The line code = frame.f_code is where we seem to get a Python object that is not a FrameType object on some occasion, which is then responsible for the traceback shown above.

The full sources are available from GitHub - DataDog/dd-trace-py: Datadog Python APM Client (the two relevant Cython sources featured in the traceback are dd-trace-py/stack.pyx at 1.x · DataDog/dd-trace-py · GitHub and dd-trace-py/_traceback.pyx at 1.x · DataDog/dd-trace-py · GitHub)

We have double-checked all our reference counting and decremented them whenever the C API we used returned a strong reference. We haven’t been able to spot any other potential issues with our coding. In particular, we cannot see how the frame variable in the pyframe_to_frames helper could ever be something other than a FrameType (or None). Note that the traceback above is one instance of similar tracebacks, where instead of 'code' we would have some other random Python objects (e.g. 'Project' from SQLAlchemy etc…).

Assuming that we have not overlooked anything in our code, this has left us with essentially two possible conclusion:

  • this is an issue with Cython support for CPython 3.11
  • this is an issue with CPython 3.11 in the way that frame objects are created lazily.

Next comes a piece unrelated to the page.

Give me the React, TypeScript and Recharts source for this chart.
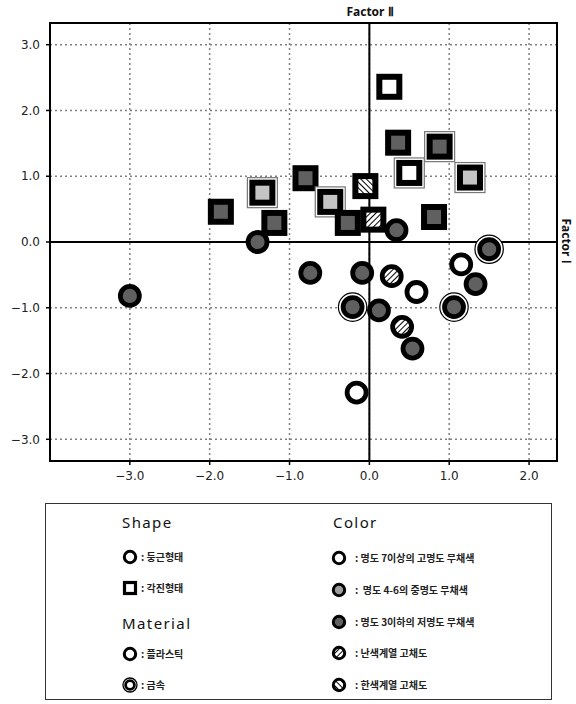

We’re trying to reproduce this issue locally to narrow down which C API call might be returning the random object that we see in the traceback, but so far we haven’t been able to. I’m hoping that perhaps a core dev can think of something that could potentially cause this issue to appear when using certain C API functions around frame stack unwinding, while we try to gather more insight into it.